- **SET TASK**
Skip any picture you find and retype all the remaining lines exactly.

------ INFORMATION SUPPLIED ------

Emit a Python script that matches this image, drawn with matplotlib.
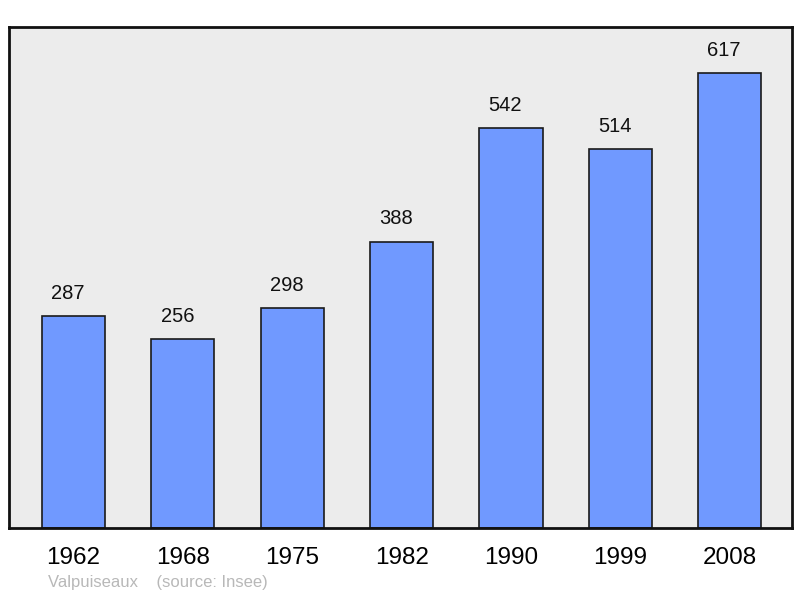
import matplotlib
matplotlib.use("Agg")
import matplotlib.pyplot as plt
import numpy as np

# 数据
years = ["1962", "1968", "1975", "1982", "1990", "1999", "2008"]
population = [287, 256, 298, 388, 542, 514, 617]

plt.rcParams['font.family'] = ['Liberation Sans', 'DejaVu Sans']

fig = plt.figure(figsize=(8, 5.98), dpi=100)
# 坐标轴位置 (像素换算)
ax = fig.add_axes([9 / 800, 1 - 528 / 598, 783 / 800, 501 / 598])
ax.set_facecolor("#ececec")

x = np.arange(len(years))
ax.bar(x, population, width=0.577, color="#7099ff", edgecolor="#1a1a1a", linewidth=1.2, zorder=2)

# 柱顶数值标签
for xi, v in zip(x, population):
    ax.text(xi - 0.05, v + 31, str(v), ha="center", va="center", fontsize=14.5, color="#111111")

ax.set_xlim(-0.59, 6.57)
ax.set_ylim(0, 679.3)
ax.set_xticks(x)
ax.set_xticklabels(years, fontsize=17.5)
ax.tick_params(axis="x", length=0, pad=14)
ax.set_yticks([])
for s in ax.spines.values():
    s.set_linewidth(2)
    s.set_color("#111111")

fig.text(48 / 800, 1 - 583 / 598, "Valpuiseaux    (source: Insee)", fontsize=12,
         color="#b8b8b8", ha="left", va="center")

plt.savefig("out.png", dpi=100)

------

- **ANSWER TO THE EXERCISE**
Emit a Python script that matches this image, drawn with matplotlib.
import matplotlib
matplotlib.use("Agg")
import matplotlib.pyplot as plt
import numpy as np

# 数据
years = ["1962", "1968", "1975", "1982", "1990", "1999", "2008"]
population = [287, 256, 298, 388, 542, 514, 617]

plt.rcParams['font.family'] = ['Liberation Sans', 'DejaVu Sans']

fig = plt.figure(figsize=(8, 5.98), dpi=100)
# 坐标轴位置 (像素换算)
ax = fig.add_axes([9 / 800, 1 - 528 / 598, 783 / 800, 501 / 598])
ax.set_facecolor("#ececec")

x = np.arange(len(years))
ax.bar(x, population, width=0.577, color="#7099ff", edgecolor="#1a1a1a", linewidth=1.2, zorder=2)

# 柱顶数值标签
for xi, v in zip(x, population):
    ax.text(xi - 0.05, v + 31, str(v), ha="center", va="center", fontsize=14.5, color="#111111")

ax.set_xlim(-0.59, 6.57)
ax.set_ylim(0, 679.3)
ax.set_xticks(x)
ax.set_xticklabels(years, fontsize=17.5)
ax.tick_params(axis="x", length=0, pad=14)
ax.set_yticks([])
for s in ax.spines.values():
    s.set_linewidth(2)
    s.set_color("#111111")

fig.text(48 / 800, 1 - 583 / 598, "Valpuiseaux    (source: Insee)", fontsize=12,
         color="#b8b8b8", ha="left", va="center")

plt.savefig("out.png", dpi=100)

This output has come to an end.